In the frigid waters of the Arctic and Antarctic, fish have evolved to survive 28.5-degree temperatures that would literally freeze the blood of less well-adapted creatures.

Start with our very own bodies. Under a microscope, we see warmth in cells, in tissues, molecules set atwitter passing heat around with little bumps and shoves as fats and sugars are broken up and reactions catalyzed in our metabolic furnace. We are like miniature power plants, burning fuel and pumping thermal energy through the pipes and valves of our circulatory systems, keeping core temperature hovering around 98.6 degrees. On a hot day, our bodies begin to overheat, and our skin brightens as blood flows up near the surface. Droplets of sweat seep from our pores, drawing off excess energy as they evaporate. A breeze cools us by picking up this flow. Even without sweating, our bodies naturally put out approximately 100 watts of power, emitted mostly in the infrared.

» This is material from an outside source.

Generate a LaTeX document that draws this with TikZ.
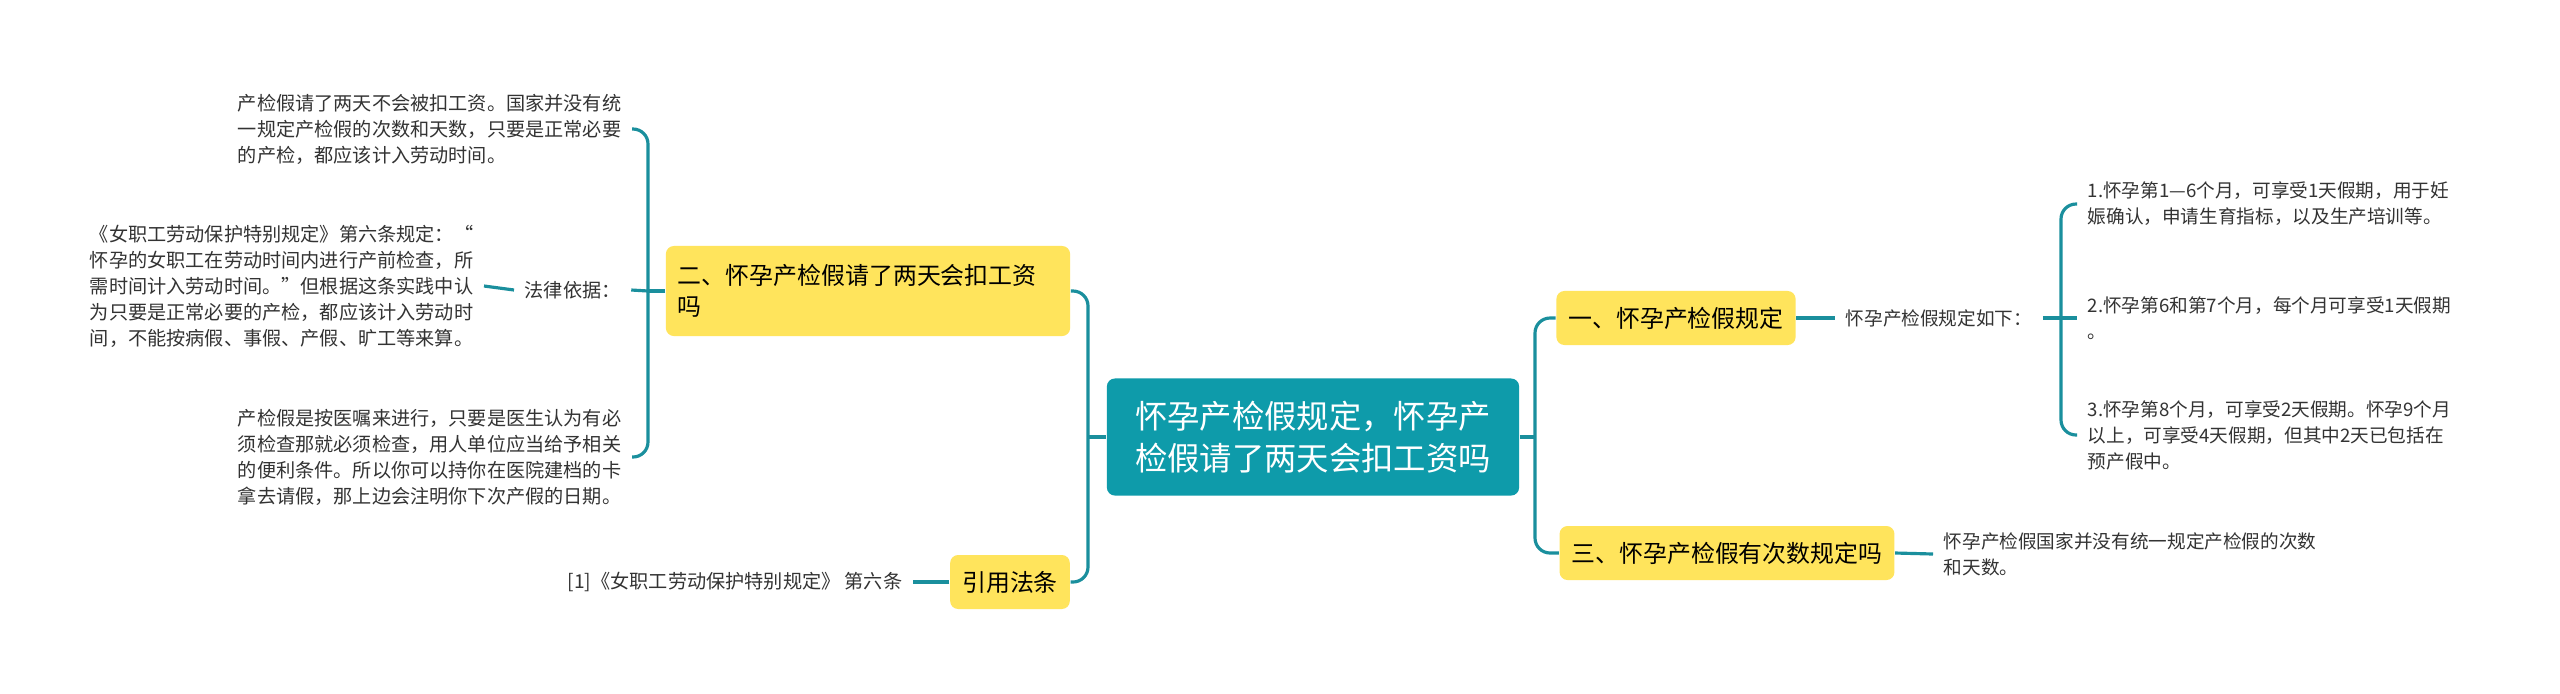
\documentclass[tikz,border=0pt]{standalone}
\usepackage{fontspec}
\setmainfont{Noto Sans CJK SC}

\tikzstyle{main-topic}=[rounded corners=0.08cm, fill={topic}, text=white, font=\fontsize{9.2pt}{12pt}\selectfont, align=center, minimum width=4.12cm, minimum height=1.17cm, inner sep=0pt]
\tikzstyle{sub-topic}=[rounded corners=0.08cm, fill={branch}, text=black, font=\fontsize{6.8pt}{8.8pt}\selectfont, align=left, inner xsep=0.12cm, minimum height=0.54cm]
\tikzstyle{leaf-text}=[text={leaf}, font=\fontsize{5.3pt}{7.4pt}\selectfont, align=left, inner xsep=0.1cm, inner ysep=0.05cm]
\tikzstyle{leaf-text-left}=[leaf-text, font=\fontsize{5.45pt}{7.4pt}\selectfont, anchor=east]
\tikzstyle{link}=[draw={connector}, line width=0.9pt, rounded corners=0.15cm]
\definecolor{topic}{HTML}{0E9BAA}
\definecolor{branch}{HTML}{FFE45C}
\definecolor{connector}{HTML}{1A8F9D}
\definecolor{leaf}{HTML}{333333}

\begin{document}
\begin{tikzpicture}[x=0.01cm, y=-0.01cm]
      \fill[white] (0,0) rectangle (2560,693);
      \useasboundingbox (0,0) rectangle (2560,693);

      % centre
      \node (main) at (1313, 437)
            [main-topic] {怀孕产检假规定，怀孕产\\检假请了两天会扣工资吗};

      % right side
      \node (rule) at (1676, 318)
            [sub-topic] {一、怀孕产检假规定};
      \node (count) at (1727, 553)
            [sub-topic] {三、怀孕产检假有次数规定吗};
      \node (rule-intro) at (1835, 318)
            [leaf-text, anchor=west] {怀孕产检假规定如下：};
      \node (rule1) at (2077, 204)
            [leaf-text, anchor=west] {1.怀孕第1—6个月，可享受1天假期，用于妊\\娠确认，申请生育指标，以及生产培训等。};
      \node (rule2) at (2077, 318)
            [leaf-text, anchor=west] {2.怀孕第6和第7个月，每个月可享受1天假期\\。};
      \node (rule3) at (2077, 435)
            [leaf-text, anchor=west] {3.怀孕第8个月，可享受2天假期。怀孕9个月\\以上，可享受4天假期，但其中2天已包括在\\预产假中。};
      \node (count-text) at (1933, 554)
            [leaf-text, anchor=west] {怀孕产检假国家并没有统一规定产检假的次数\\和天数。};
      \coordinate (right-trunk) at (1535, 437);
      \coordinate (rule-fork) at (2061, 318);

      % left side
      \node (wage) at (868, 291)
            [sub-topic, text width=3.8cm, minimum height=0.9cm] {二、怀孕产检假请了两天会扣工资\\吗};
      \node (cite) at (1010, 582)
            [sub-topic] {引用法条};
      \node (wage-a) at (632, 129)
            [leaf-text-left] {产检假请了两天不会被扣工资。国家并没有统\\一规定产检假的次数和天数，只要是正常必要\\的产检，都应该计入劳动时间。};
      \node (basis) at (514, 290)
            [leaf-text-left, anchor=west] {法律依据：};
      \node (basis-text) at (484, 286)
            [leaf-text-left] {《女职工劳动保护特别规定》第六条规定：“\\怀孕的女职工在劳动时间内进行产前检查，所\\需时间计入劳动时间。”但根据这条实践中认\\为只要是正常必要的产检，都应该计入劳动时\\间，不能按病假、事假、产假、旷工等来算。};
      \node (wage-b) at (632, 457)
            [leaf-text-left] {产检假是按医嘱来进行，只要是医生认为有必\\须检查那就必须检查，用人单位应当给予相关\\的便利条件。所以你可以持你在医院建档的卡\\拿去请假，那上边会注明你下次产假的日期。};
      \node (cite-text) at (913, 582)
            [leaf-text-left] {[1]《女职工劳动保护特别规定》 第六条};
      \coordinate (left-trunk) at (1088, 437);
      \coordinate (wage-fork) at (648, 291);

      % connectors
      \draw[link] (main.east) -- (right-trunk);
      \draw[link] (rule.west) -| (right-trunk) |- (count.west);
      \draw[link] (rule.east) -- (rule-intro.west);
      \draw[link] (rule-intro.east) -- (rule-fork);
      \draw[link] (rule1.west) -| (rule-fork) |- (rule3.west);
      \draw[link] (rule-fork) -- (rule2.west);
      \draw[link] (count.east) -- (count-text.west);
      \draw[link] (main.west) -- (left-trunk);
      \draw[link] (wage.east) -| (left-trunk) |- (cite.east);
      \draw[link] (wage.west) -- (wage-fork);
      \draw[link] (wage-a.east) -| (wage-fork) |- (wage-b.east);
      \draw[link] (wage-fork) -- (basis.east);
      \draw[link] (basis.west) -- (basis-text.east);
      \draw[link] (cite.west) -- (cite-text.east);
    \end{tikzpicture}
\end{document}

From the outside, people look like tiny space heaters skittering across the globe: six-and-a-half billion appliances each set to about 91 degrees, the average temperature of human skin.




Take a step back, and we see currents of air moving heat all the way across the world. The wind itself starts to look a bit like the blood in our veins, set in motion by solar rays. As the sun flushes heat into our atmosphere at a mind-boggling rate of 175 quadrillion watts, the air near the equator absorbs more energy than the air near the poles. Daytime temperatures in the tropics rarely drop below about 77 degrees, whereas at the poles they never exceed that. As the equatorial air warms up, it expands and rises. At about six miles above the surface, it starts bending toward the poles. Heavier, colder air rushes in below and sets the winds in motion, gusting energy around the globe. The whole process, called Hadley cell circulation, powers the jet stream and drives Earth’s weather systems.

We also find heat sloshing around the world’s oceans, which absorb 93 quadrillion watts of the sun’s energy­—a hundred thousand times more power than could be produced by all the power plants in the United States put together. Eighty-degree tropical waters cool off as they approach the poles and sink into the near-freezing deep ocean, driving global currents.

The flow of heat throughout the ocean creates temperature extremes that challenge the basics of life. In the frigid waters of the Arctic and Antarctic, fish have evolved to survive 28.5-degree temperatures that would literally freeze the blood of less well-adapted creatures. The guts of these animals produce a natural antifreeze—glycoproteins that bind to ice crystals as they begin to form and prevent them from growing large enough to fatally rupture the walls of cells.